New Zealand’s December trade balance came in better than market expectations. The seasonally adjusted trade balance came in at a deficit of NZD 241 million. On a non-seasonally adjusted basis, the trade deficit came in at NZD 41 million. Markets had projected a deficit of NZD 98 million. On a non-seasonally adjusted basis, values of export grew 13.8 percent, whereas the values of imports dropped 3.8 percent.
The seasonally adjusted exports and imports recovered in December, rising 9.1 percent and 3.9 percent respectively. However, the rebound in exports was higher. The latest annual deficit narrowed a bit to NZD 3.2 billion. Even if this was better than the 2015 deficit, the trade balance has been in a wide holding pattern since July, noted ANZ.

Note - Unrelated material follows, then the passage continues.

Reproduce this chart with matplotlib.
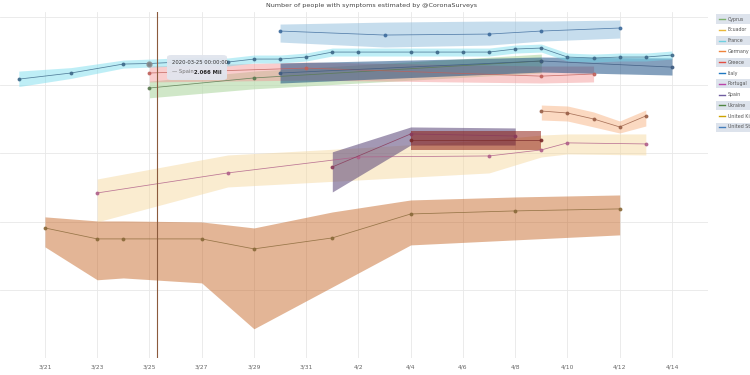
import datetime as dt
import matplotlib
matplotlib.use("Agg")
import matplotlib.pyplot as plt
from matplotlib.patches import Rectangle, FancyBboxPatch

us_dates = ["3/30", "4/3", "4/7", "4/9", "4/12"]
us_mid = [6180, 5400, 5580, 6180, 6840]
us_lo = [4260, 3600, 3850, 4400, 4880]
us_hi = [7820, 8360, 8650, 8650, 8950]

spain_dates = ["3/20", "3/22", "3/24", "3/25", "3/27", "3/28", "3/29", "3/30", "3/31", "4/1", "4/2",
               "4/4", "4/5", "4/6", "4/7", "4/8", "4/9", "4/10", "4/11", "4/12", "4/13", "4/14"]
spain_mid = [1220, 1500, 2030, 2066, 2250, 2170, 2400, 2400, 2570, 3040, 3040,
             3040, 3040, 3040, 3040, 3370, 3480, 2570, 2490, 2570, 2570, 2750]
spain_lo = [950, 1250, 1770, 1830, 1960, 1900, 2100, 2100, 2250, 2660, 2660,
            2660, 2660, 2660, 2660, 2940, 3040, 2250, 2170, 2250, 2250, 2400]
spain_hi = [1600, 1800, 2320, 2400, 2570, 2490, 2750, 2750, 2940, 3480, 3480,
            3480, 3480, 3480, 3480, 3850, 3980, 2940, 2840, 2940, 2940, 3150]

cyprus_dates = ["3/25", "3/29", "4/9"]
cyprus_mid = [904, 1270, 2250]
cyprus_lo = [650, 880, 1500]
cyprus_hi = [1140, 1600, 2840]

greece_dates = ["3/25", "3/31", "4/9", "4/11"]
greece_mid = [1500, 1770, 1350, 1450]
greece_lo = [1110, 1180, 1070, 1110]
greece_hi = [1900, 2170, 1900, 1900]

italy_dates = ["3/30", "4/9", "4/14"]
italy_mid = [1500, 2250, 1830]
italy_lo = [1070, 1550, 1400]
italy_hi = [2100, 2570, 2490]

germany_dates = ["4/9", "4/10", "4/11", "4/12", "4/13"]
germany_mid = [416, 389, 318, 243, 352]
germany_lo = [307, 297, 243, 198, 251]
germany_hi = [509, 493, 403, 297, 431]

ecuador_dates = ["3/23", "3/28", "4/2", "4/7", "4/9", "4/10", "4/13"]
ecuador_mid = [26.2, 51.5, 88.3, 91.3, 112, 142, 137]
ecuador_lo = [9.86, 32.1, 40.6, 51.5, 88.3, 97.7, 94.4]
ecuador_hi = [42.0, 94.4, 120, 157, 185, 192, 192]

portugal_dates = ["4/1", "4/4", "4/8"]
portugal_mid = [63.0, 192, 179]
portugal_lo = [27.1, 132, 132]
portugal_hi = [105, 243, 235]

uk_dates = ["4/4", "4/9"]
uk_mid = [157, 157]
uk_lo = [112, 112]
uk_hi = [212, 212]

ukraine_dates = ["3/21", "3/23", "3/24", "3/27", "3/29", "4/1", "4/4", "4/8", "4/12"]
ukraine_mid = [8.05, 5.56, 5.56, 5.56, 3.97, 5.75, 12.9, 14.3, 15.3]
ukraine_lo = [4.25, 1.40, 1.49, 1.26, 0.268, 1.10, 4.54, 5.38, 6.37]
ukraine_hi = [11.7, 10.2, 10.2, 9.86, 8.05, 13.8, 20.7, 22.9, 24.5]

legend_names = ["Cyprus", "Ecuador", "France", "Germany", "Greece", "Italy", "Portugal",
                "Spain", "Ukraine", "United Ki", "United St"]
legend_colors = ["#7EB26D", "#EAB839", "#6ED0E0", "#EF843C", "#E24D42", "#1F78C1", "#BA43A9",
                 "#705DA0", "#508642", "#CCA300", "#447EBC"]
tick_labels = ["3/21", "3/23", "3/25", "3/27", "3/29", "3/31", "4/2", "4/4", "4/6", "4/8",
               "4/10", "4/12", "4/14"]


def day(s):
    m, d = s.split("/")
    return dt.datetime(2020, int(m), int(d))


def k(vals):
    return [v * 1000 for v in vals]


fig = plt.figure(figsize=(7.5, 3.75), dpi=100)
ax = fig.add_axes([0.0, 1 - 358 / 375, 708 / 750, (358 - 12) / 375])

series = [
    # dates, mid, lo, hi, band colour, band alpha, line colour
    (ukraine_dates, ukraine_mid, ukraine_lo, ukraine_hi, "#C15C17", 0.45, "#8a6a3a"),
    (ecuador_dates, ecuador_mid, ecuador_lo, ecuador_hi, "#F4D598", 0.45, "#b0608a"),
    (portugal_dates, portugal_mid, portugal_lo, portugal_hi, "#584477", 0.55, "#8a3a5a"),
    (uk_dates, uk_mid, uk_lo, uk_hi, "#890F02", 0.5, "#7a2a2a"),
    (germany_dates, germany_mid, germany_lo, germany_hi, "#F9BA8F", 0.55, "#9a6048"),
    (cyprus_dates, cyprus_mid, cyprus_lo, cyprus_hi, "#B7DBAB", 0.65, "#5a7a50"),
    (greece_dates, greece_mid, greece_lo, greece_hi, "#F29191", 0.45, "#c0605a"),
    (italy_dates, italy_mid, italy_lo, italy_hi, "#0A437C", 0.5, "#3d5a80"),
    (spain_dates, spain_mid, spain_lo, spain_hi, "#70DBED", 0.45, "#3f6a8a"),
    (us_dates, us_mid, us_lo, us_hi, "#82B5D8", 0.45, "#3f6d9e"),
]

for dates, mid, lo, hi, bc, ba, lc in series:
    x = [day(s) for s in dates]
    ax.fill_between(x, k(lo), k(hi), color=bc, alpha=ba, lw=0)
    ax.plot(x, k(mid), color=lc, lw=0.55, marker="o", ms=1.8, alpha=0.85)

ax.set_yscale("log")
ax.set_ylim(100, 10 ** 7.07)
left = day("3/21") - dt.timedelta(days=1.72)
right = day("3/21") + dt.timedelta(days=25.38)
ax.set_xlim(left, right)

ax.set_xticks([day(s) for s in tick_labels])
ax.set_xticklabels(tick_labels, fontsize=4.3, color="#666666")
ax.tick_params(axis="x", length=0, pad=5)
ax.tick_params(axis="y", which="both", length=0, labelleft=False)
ax.set_yticks([1e3, 1e4, 1e5, 1e6, 1e7])
ax.minorticks_off()
ax.grid(True, color="#e8e8e8", lw=0.6)
ax.set_axisbelow(True)
for sp in ax.spines.values():
    sp.set_visible(False)

# hover cursor and tooltip
cur = day("3/25") + dt.timedelta(hours=7)
ax.axvline(cur, color="#8b5a3c", lw=0.8)
ax.plot([day("3/25")], [2066000], "o", ms=3.5, color="#8a8a8a", alpha=0.8)

fig.patches.append(FancyBboxPatch((167 / 750, 1 - 80 / 375), 60 / 750, 25 / 375,
                                  boxstyle="round,pad=0,rounding_size=0.006",
                                  transform=fig.transFigure, facecolor="#e1e5ee",
                                  edgecolor="none", alpha=0.95, zorder=5))
fig.text(172 / 750, 1 - 63 / 375, "2020-03-25 00:00:00", fontsize=3.8, color="#333333",
         va="center", zorder=6)
fig.text(172 / 750, 1 - 72 / 375, "— Spain", fontsize=3.8, color="#777777", va="center", zorder=6)
fig.text(222 / 750, 1 - 72 / 375, "2.066 Mil", fontsize=3.8, color="#222222", va="center",
         ha="right", fontweight="bold", zorder=6)

fig.text(372 / 750, 1 - 5 / 375, "Number of people with symptoms estimated by @CoronaSurveys",
         fontsize=4.6, color="#444444", ha="center", va="center")

# legend on the right
for i, (name, col) in enumerate(zip(legend_names, legend_colors)):
    yc = 1 - (19 + i * 10.8) / 375
    if i % 2 == 0:
        fig.patches.append(Rectangle((716 / 750, yc - 4.5 / 375), 34 / 750, 9 / 375,
                                     transform=fig.transFigure, facecolor="#dde3ec",
                                     edgecolor="none"))
    fig.lines.append(plt.Line2D([719 / 750, 725 / 750], [yc, yc], transform=fig.transFigure,
                                color=col, lw=1.0))
    fig.text(728 / 750, yc, name, fontsize=3.4, color="#555555", va="center")

fig.savefig("out.png", dpi=100)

New Zealand’s two-way trade came in at NZD 100 billion. This is NZD 1.4 billion down from last year, but that was the third consecutive year that trade was valued more than NZD 100 billion. This shows the significance of trade to New Zealand. Monthly deficits could be volatile and much emphasis is note being put on the upside surprise, stated ANZ.
Relative movements in commodity prices and the NZD/USD hold the keys to the trade balance for this year, added ANZ. As January comes to an end, the TWI is sitting at about 80. This is higher than it was at any time last year and is in line with the highs seen in 2015.